When released in 1970 following the dissolution of The Beatles, Lennon caused quite a bit of controversy, not only for the opening line of “God is a concept by which we measure our pain” but for his rebuke of his old band when he sang “I don’t believe in Beatles/I just believe in me/Yoko and me.” It was revolutionary for a Beatle to say that that about The Beatles and to be so honest. He sent a shock around the world when he famously declared, “the dream is over,” signaling the end of the cultural revolution and his desire to move on from being in the most famous band on earth: “I was the dream weaver/But now I'm reborn/I was the Walrus/But now I'm John/And so dear friends/You just have to carry on/The dream is over.”
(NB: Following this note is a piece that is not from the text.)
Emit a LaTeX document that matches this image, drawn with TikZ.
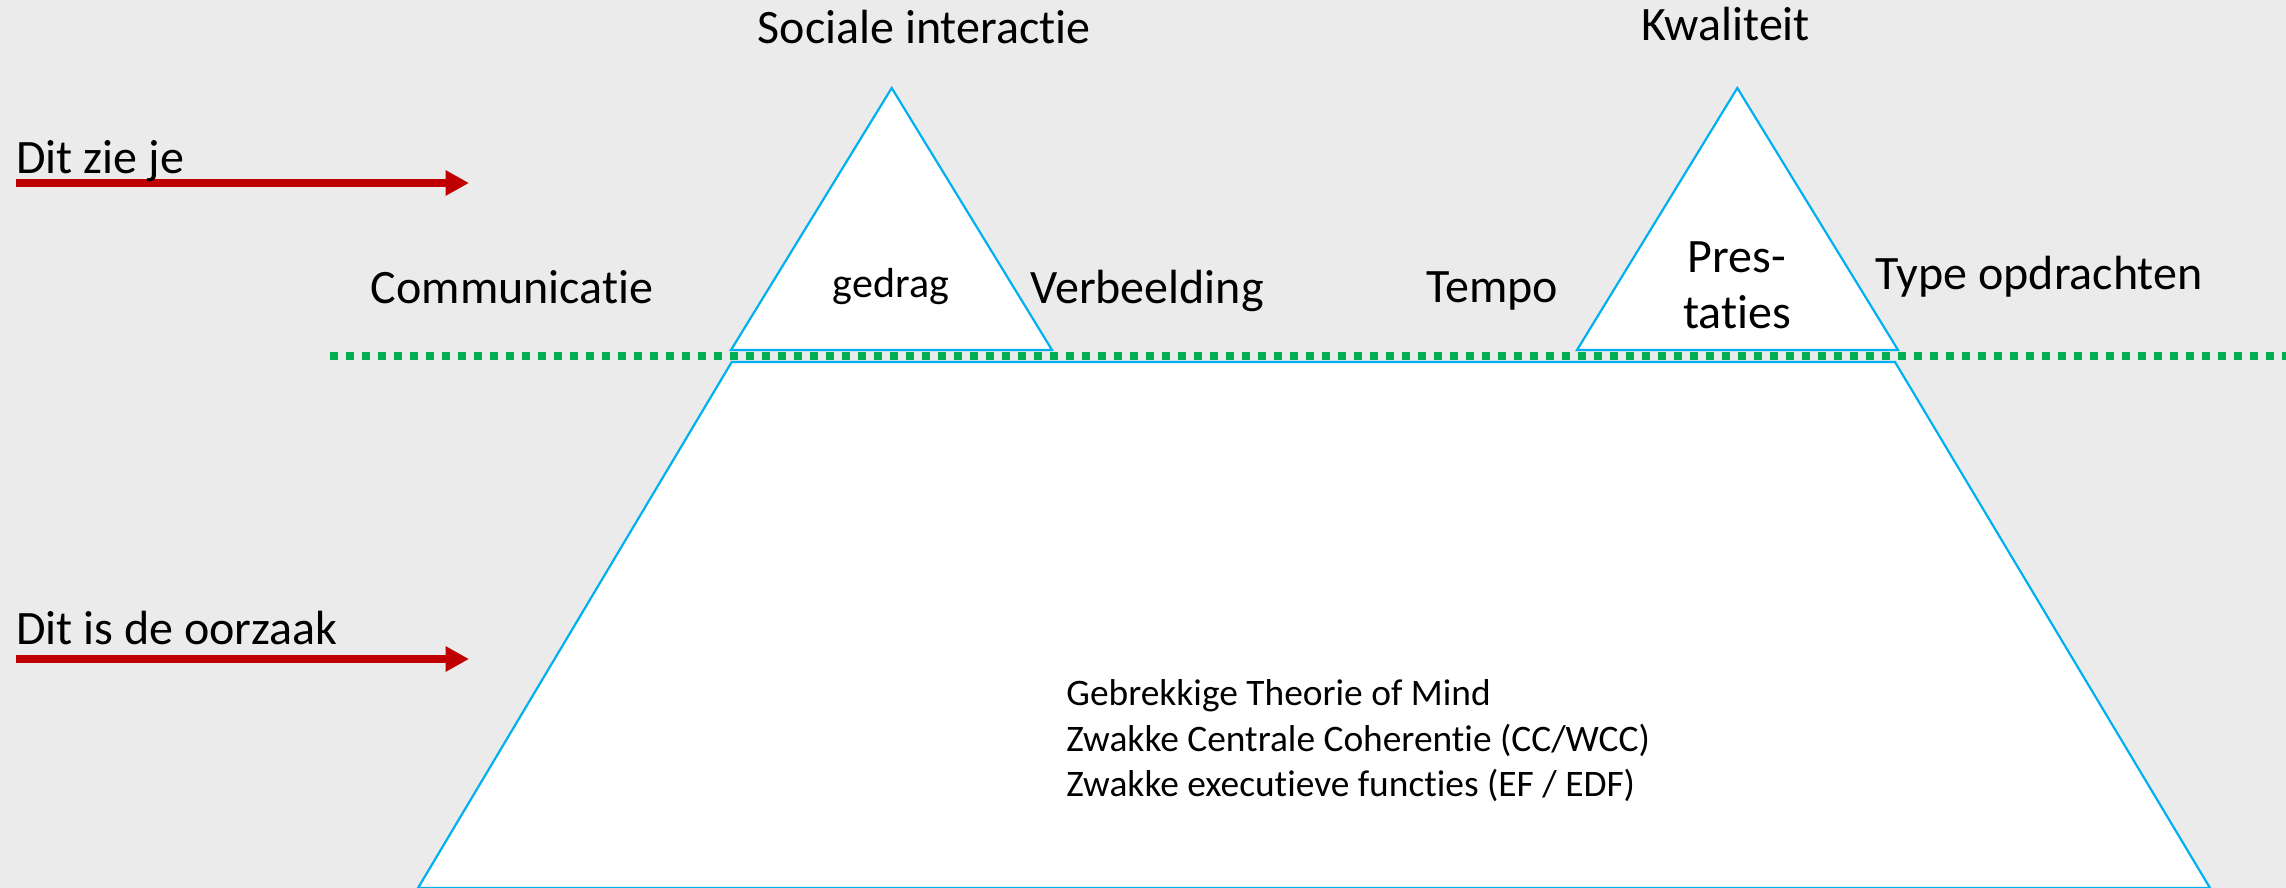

Much of the material used for the episode comes from the acclaimed John Lennon/Plastic Ono Band – The Ultimate Collection box set, released earlier this year in honor of the album’s 50th anniversary. The eight-disc super deluxe box set is an immersive, deep listening experience and in-depth exploration of what Lennon described as “the best thing I’ve ever done.” Fully authorized by Yoko Ono Lennon, who oversaw the production and creative direction, and from the same audio team that worked on 2018’s critically acclaimed Imagine – The Ultimate Collection, including triple GRAMMY®-Award winning engineer Paul Hicks and mixers/engineers Rob Stevens and Sam Gannon, the Ultimate Collection puts listeners in the center of the studio and explores the album’s 1970 recording sessions at EMI Studios 2 & 3, Abbey Road along with John’s post-Beatles singles, “Give Peace A Chance,” “Cold Turkey” and “Instant Karma! (We All Shine On).” From inception to the final master, the sessions are explored through scores of unreleased and rare demos, rehearsals, outtakes, jams and studio conversations, revealing how these beloved songs came to be. Everything in this expansive box set has been newly mixed from scratch from brand new 192kHz/24bit hi-res transfers. In addition to the various new mixes, the set boasts 87 never-before-heard recordings.

Similar to the previous Ultimate Collection, the set offers a variety of listening experiences that are at once immersive and intimate, ranging from the brand new Ultimate Mixes of the timeless album, which put John’s vocals front and center and sonically upgrade the sound, to the Elements Mixes, which isolate and bring forth certain elements from the multitrack recordings to reveal even deeper levels of detail and clarity, and the Raw Studio Mixes, which allows listeners to experience the moment John and the Plastic Ono Band recorded each song, mixed raw and live without effects, tape delays or reverbs. The Evolutionary Documentary is a unique track-by-track audio montage that details the evolution of each song from demo to master recording via instructions, rehearsals, recordings, multitrack exploration and studio chatter. The Blu-rays present an array of listening options including high-definition, studio quality 192kHz/24bit audio in stereo and enveloping 5.1 Surround and Dolby Atmos mixes.